[start]
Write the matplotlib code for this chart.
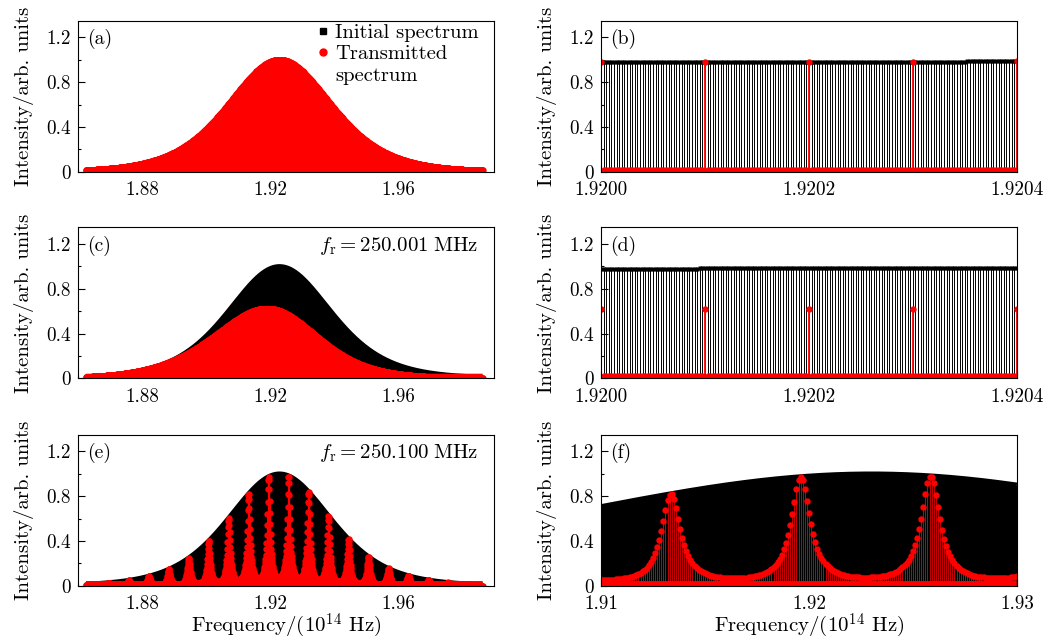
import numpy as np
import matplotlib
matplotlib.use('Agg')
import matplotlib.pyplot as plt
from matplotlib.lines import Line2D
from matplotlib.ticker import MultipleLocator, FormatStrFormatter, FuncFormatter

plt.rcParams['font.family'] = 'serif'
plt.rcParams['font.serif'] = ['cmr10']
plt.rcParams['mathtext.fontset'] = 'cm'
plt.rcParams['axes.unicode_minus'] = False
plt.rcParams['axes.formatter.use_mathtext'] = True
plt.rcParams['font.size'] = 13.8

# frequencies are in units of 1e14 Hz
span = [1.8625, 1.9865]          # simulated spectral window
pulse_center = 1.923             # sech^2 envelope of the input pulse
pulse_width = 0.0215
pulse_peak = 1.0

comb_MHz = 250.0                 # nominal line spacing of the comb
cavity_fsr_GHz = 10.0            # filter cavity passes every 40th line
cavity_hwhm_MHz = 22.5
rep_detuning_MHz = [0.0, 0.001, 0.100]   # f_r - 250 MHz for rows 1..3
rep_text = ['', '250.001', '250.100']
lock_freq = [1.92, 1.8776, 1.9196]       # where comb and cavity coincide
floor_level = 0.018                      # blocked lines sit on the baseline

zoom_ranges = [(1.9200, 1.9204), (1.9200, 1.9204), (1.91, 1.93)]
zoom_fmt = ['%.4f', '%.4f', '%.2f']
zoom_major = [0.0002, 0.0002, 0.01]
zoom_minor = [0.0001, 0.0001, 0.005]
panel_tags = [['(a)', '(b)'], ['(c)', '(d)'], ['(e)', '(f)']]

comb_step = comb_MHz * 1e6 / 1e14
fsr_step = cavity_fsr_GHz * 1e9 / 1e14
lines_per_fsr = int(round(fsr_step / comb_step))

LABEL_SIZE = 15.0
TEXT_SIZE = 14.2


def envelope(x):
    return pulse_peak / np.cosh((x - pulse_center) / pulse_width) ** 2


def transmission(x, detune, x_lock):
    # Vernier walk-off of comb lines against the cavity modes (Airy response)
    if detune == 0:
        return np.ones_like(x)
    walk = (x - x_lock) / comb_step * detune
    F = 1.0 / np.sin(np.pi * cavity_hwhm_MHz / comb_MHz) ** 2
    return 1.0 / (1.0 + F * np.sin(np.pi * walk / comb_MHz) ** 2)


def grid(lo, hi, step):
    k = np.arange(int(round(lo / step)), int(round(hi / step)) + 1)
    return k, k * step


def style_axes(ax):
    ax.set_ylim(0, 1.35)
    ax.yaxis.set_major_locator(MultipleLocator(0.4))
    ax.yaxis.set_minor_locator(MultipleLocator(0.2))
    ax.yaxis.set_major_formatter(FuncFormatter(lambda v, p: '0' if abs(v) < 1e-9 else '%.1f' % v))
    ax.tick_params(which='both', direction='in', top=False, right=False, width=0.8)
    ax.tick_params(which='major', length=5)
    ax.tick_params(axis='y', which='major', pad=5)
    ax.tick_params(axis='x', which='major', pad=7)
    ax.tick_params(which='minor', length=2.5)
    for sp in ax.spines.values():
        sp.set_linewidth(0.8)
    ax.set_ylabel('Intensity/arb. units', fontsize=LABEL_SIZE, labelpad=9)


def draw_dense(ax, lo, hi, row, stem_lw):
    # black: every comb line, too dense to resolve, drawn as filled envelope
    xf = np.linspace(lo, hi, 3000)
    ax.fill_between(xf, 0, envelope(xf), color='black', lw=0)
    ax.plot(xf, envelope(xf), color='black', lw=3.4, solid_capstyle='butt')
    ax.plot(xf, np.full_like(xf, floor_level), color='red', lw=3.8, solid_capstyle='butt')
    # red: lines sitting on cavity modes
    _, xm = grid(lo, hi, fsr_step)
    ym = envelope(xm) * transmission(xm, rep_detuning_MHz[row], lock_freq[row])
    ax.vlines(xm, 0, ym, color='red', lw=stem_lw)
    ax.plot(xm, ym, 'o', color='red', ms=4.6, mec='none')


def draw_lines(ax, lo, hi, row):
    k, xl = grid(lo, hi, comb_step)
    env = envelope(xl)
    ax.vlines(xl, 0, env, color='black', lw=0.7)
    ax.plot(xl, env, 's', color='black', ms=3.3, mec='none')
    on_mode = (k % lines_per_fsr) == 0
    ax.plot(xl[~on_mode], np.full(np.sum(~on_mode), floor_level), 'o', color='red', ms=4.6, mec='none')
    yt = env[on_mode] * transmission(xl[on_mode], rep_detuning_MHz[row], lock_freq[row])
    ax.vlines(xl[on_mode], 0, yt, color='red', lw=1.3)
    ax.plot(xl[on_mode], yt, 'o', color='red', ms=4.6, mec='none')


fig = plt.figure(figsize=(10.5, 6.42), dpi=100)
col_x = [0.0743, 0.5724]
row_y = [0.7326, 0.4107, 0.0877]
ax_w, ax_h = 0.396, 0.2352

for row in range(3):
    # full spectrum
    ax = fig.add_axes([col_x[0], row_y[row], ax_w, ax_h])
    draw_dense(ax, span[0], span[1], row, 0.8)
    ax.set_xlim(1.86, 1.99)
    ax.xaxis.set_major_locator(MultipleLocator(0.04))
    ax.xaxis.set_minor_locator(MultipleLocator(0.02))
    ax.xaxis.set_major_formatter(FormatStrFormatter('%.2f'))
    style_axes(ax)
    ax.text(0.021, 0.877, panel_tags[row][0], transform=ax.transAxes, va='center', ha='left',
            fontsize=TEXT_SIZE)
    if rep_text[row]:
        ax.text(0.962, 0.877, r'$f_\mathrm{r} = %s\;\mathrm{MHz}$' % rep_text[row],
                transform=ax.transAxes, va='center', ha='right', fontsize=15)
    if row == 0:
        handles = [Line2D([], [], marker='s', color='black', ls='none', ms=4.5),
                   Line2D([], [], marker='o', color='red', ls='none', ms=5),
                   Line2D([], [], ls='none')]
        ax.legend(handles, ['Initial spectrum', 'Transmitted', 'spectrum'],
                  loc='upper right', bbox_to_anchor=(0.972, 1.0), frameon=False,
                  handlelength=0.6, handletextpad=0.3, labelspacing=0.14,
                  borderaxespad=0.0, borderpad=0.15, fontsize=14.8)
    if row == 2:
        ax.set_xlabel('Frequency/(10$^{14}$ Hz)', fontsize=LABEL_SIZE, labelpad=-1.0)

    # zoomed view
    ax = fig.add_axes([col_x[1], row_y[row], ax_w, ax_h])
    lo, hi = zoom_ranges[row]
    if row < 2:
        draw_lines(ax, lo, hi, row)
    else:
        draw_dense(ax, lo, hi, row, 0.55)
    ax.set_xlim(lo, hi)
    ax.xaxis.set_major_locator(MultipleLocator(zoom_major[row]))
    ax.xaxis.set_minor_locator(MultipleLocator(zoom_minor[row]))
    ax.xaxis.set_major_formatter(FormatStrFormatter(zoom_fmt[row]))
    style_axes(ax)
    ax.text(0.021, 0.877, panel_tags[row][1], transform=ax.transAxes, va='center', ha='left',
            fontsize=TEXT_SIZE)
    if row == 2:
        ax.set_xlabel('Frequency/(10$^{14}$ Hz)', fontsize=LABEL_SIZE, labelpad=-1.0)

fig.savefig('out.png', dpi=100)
[end]
[Exercise prompt]
Repeat the listing in full and exactly. Do not include any images.

[Output]
Write the matplotlib code for this chart.
import numpy as np
import matplotlib
matplotlib.use('Agg')
import matplotlib.pyplot as plt
from matplotlib.lines import Line2D
from matplotlib.ticker import MultipleLocator, FormatStrFormatter, FuncFormatter

plt.rcParams['font.family'] = 'serif'
plt.rcParams['font.serif'] = ['cmr10']
plt.rcParams['mathtext.fontset'] = 'cm'
plt.rcParams['axes.unicode_minus'] = False
plt.rcParams['axes.formatter.use_mathtext'] = True
plt.rcParams['font.size'] = 13.8

# frequencies are in units of 1e14 Hz
span = [1.8625, 1.9865]          # simulated spectral window
pulse_center = 1.923             # sech^2 envelope of the input pulse
pulse_width = 0.0215
pulse_peak = 1.0

comb_MHz = 250.0                 # nominal line spacing of the comb
cavity_fsr_GHz = 10.0            # filter cavity passes every 40th line
cavity_hwhm_MHz = 22.5
rep_detuning_MHz = [0.0, 0.001, 0.100]   # f_r - 250 MHz for rows 1..3
rep_text = ['', '250.001', '250.100']
lock_freq = [1.92, 1.8776, 1.9196]       # where comb and cavity coincide
floor_level = 0.018                      # blocked lines sit on the baseline

zoom_ranges = [(1.9200, 1.9204), (1.9200, 1.9204), (1.91, 1.93)]
zoom_fmt = ['%.4f', '%.4f', '%.2f']
zoom_major = [0.0002, 0.0002, 0.01]
zoom_minor = [0.0001, 0.0001, 0.005]
panel_tags = [['(a)', '(b)'], ['(c)', '(d)'], ['(e)', '(f)']]

comb_step = comb_MHz * 1e6 / 1e14
fsr_step = cavity_fsr_GHz * 1e9 / 1e14
lines_per_fsr = int(round(fsr_step / comb_step))

LABEL_SIZE = 15.0
TEXT_SIZE = 14.2


def envelope(x):
    return pulse_peak / np.cosh((x - pulse_center) / pulse_width) ** 2


def transmission(x, detune, x_lock):
    # Vernier walk-off of comb lines against the cavity modes (Airy response)
    if detune == 0:
        return np.ones_like(x)
    walk = (x - x_lock) / comb_step * detune
    F = 1.0 / np.sin(np.pi * cavity_hwhm_MHz / comb_MHz) ** 2
    return 1.0 / (1.0 + F * np.sin(np.pi * walk / comb_MHz) ** 2)


def grid(lo, hi, step):
    k = np.arange(int(round(lo / step)), int(round(hi / step)) + 1)
    return k, k * step


def style_axes(ax):
    ax.set_ylim(0, 1.35)
    ax.yaxis.set_major_locator(MultipleLocator(0.4))
    ax.yaxis.set_minor_locator(MultipleLocator(0.2))
    ax.yaxis.set_major_formatter(FuncFormatter(lambda v, p: '0' if abs(v) < 1e-9 else '%.1f' % v))
    ax.tick_params(which='both', direction='in', top=False, right=False, width=0.8)
    ax.tick_params(which='major', length=5)
    ax.tick_params(axis='y', which='major', pad=5)
    ax.tick_params(axis='x', which='major', pad=7)
    ax.tick_params(which='minor', length=2.5)
    for sp in ax.spines.values():
        sp.set_linewidth(0.8)
    ax.set_ylabel('Intensity/arb. units', fontsize=LABEL_SIZE, labelpad=9)


def draw_dense(ax, lo, hi, row, stem_lw):
    # black: every comb line, too dense to resolve, drawn as filled envelope
    xf = np.linspace(lo, hi, 3000)
    ax.fill_between(xf, 0, envelope(xf), color='black', lw=0)
    ax.plot(xf, envelope(xf), color='black', lw=3.4, solid_capstyle='butt')
    ax.plot(xf, np.full_like(xf, floor_level), color='red', lw=3.8, solid_capstyle='butt')
    # red: lines sitting on cavity modes
    _, xm = grid(lo, hi, fsr_step)
    ym = envelope(xm) * transmission(xm, rep_detuning_MHz[row], lock_freq[row])
    ax.vlines(xm, 0, ym, color='red', lw=stem_lw)
    ax.plot(xm, ym, 'o', color='red', ms=4.6, mec='none')


def draw_lines(ax, lo, hi, row):
    k, xl = grid(lo, hi, comb_step)
    env = envelope(xl)
    ax.vlines(xl, 0, env, color='black', lw=0.7)
    ax.plot(xl, env, 's', color='black', ms=3.3, mec='none')
    on_mode = (k % lines_per_fsr) == 0
    ax.plot(xl[~on_mode], np.full(np.sum(~on_mode), floor_level), 'o', color='red', ms=4.6, mec='none')
    yt = env[on_mode] * transmission(xl[on_mode], rep_detuning_MHz[row], lock_freq[row])
    ax.vlines(xl[on_mode], 0, yt, color='red', lw=1.3)
    ax.plot(xl[on_mode], yt, 'o', color='red', ms=4.6, mec='none')


fig = plt.figure(figsize=(10.5, 6.42), dpi=100)
col_x = [0.0743, 0.5724]
row_y = [0.7326, 0.4107, 0.0877]
ax_w, ax_h = 0.396, 0.2352

for row in range(3):
    # full spectrum
    ax = fig.add_axes([col_x[0], row_y[row], ax_w, ax_h])
    draw_dense(ax, span[0], span[1], row, 0.8)
    ax.set_xlim(1.86, 1.99)
    ax.xaxis.set_major_locator(MultipleLocator(0.04))
    ax.xaxis.set_minor_locator(MultipleLocator(0.02))
    ax.xaxis.set_major_formatter(FormatStrFormatter('%.2f'))
    style_axes(ax)
    ax.text(0.021, 0.877, panel_tags[row][0], transform=ax.transAxes, va='center', ha='left',
            fontsize=TEXT_SIZE)
    if rep_text[row]:
        ax.text(0.962, 0.877, r'$f_\mathrm{r} = %s\;\mathrm{MHz}$' % rep_text[row],
                transform=ax.transAxes, va='center', ha='right', fontsize=15)
    if row == 0:
        handles = [Line2D([], [], marker='s', color='black', ls='none', ms=4.5),
                   Line2D([], [], marker='o', color='red', ls='none', ms=5),
                   Line2D([], [], ls='none')]
        ax.legend(handles, ['Initial spectrum', 'Transmitted', 'spectrum'],
                  loc='upper right', bbox_to_anchor=(0.972, 1.0), frameon=False,
                  handlelength=0.6, handletextpad=0.3, labelspacing=0.14,
                  borderaxespad=0.0, borderpad=0.15, fontsize=14.8)
    if row == 2:
        ax.set_xlabel('Frequency/(10$^{14}$ Hz)', fontsize=LABEL_SIZE, labelpad=-1.0)

    # zoomed view
    ax = fig.add_axes([col_x[1], row_y[row], ax_w, ax_h])
    lo, hi = zoom_ranges[row]
    if row < 2:
        draw_lines(ax, lo, hi, row)
    else:
        draw_dense(ax, lo, hi, row, 0.55)
    ax.set_xlim(lo, hi)
    ax.xaxis.set_major_locator(MultipleLocator(zoom_major[row]))
    ax.xaxis.set_minor_locator(MultipleLocator(zoom_minor[row]))
    ax.xaxis.set_major_formatter(FormatStrFormatter(zoom_fmt[row]))
    style_axes(ax)
    ax.text(0.021, 0.877, panel_tags[row][1], transform=ax.transAxes, va='center', ha='left',
            fontsize=TEXT_SIZE)
    if row == 2:
        ax.set_xlabel('Frequency/(10$^{14}$ Hz)', fontsize=LABEL_SIZE, labelpad=-1.0)

fig.savefig('out.png', dpi=100)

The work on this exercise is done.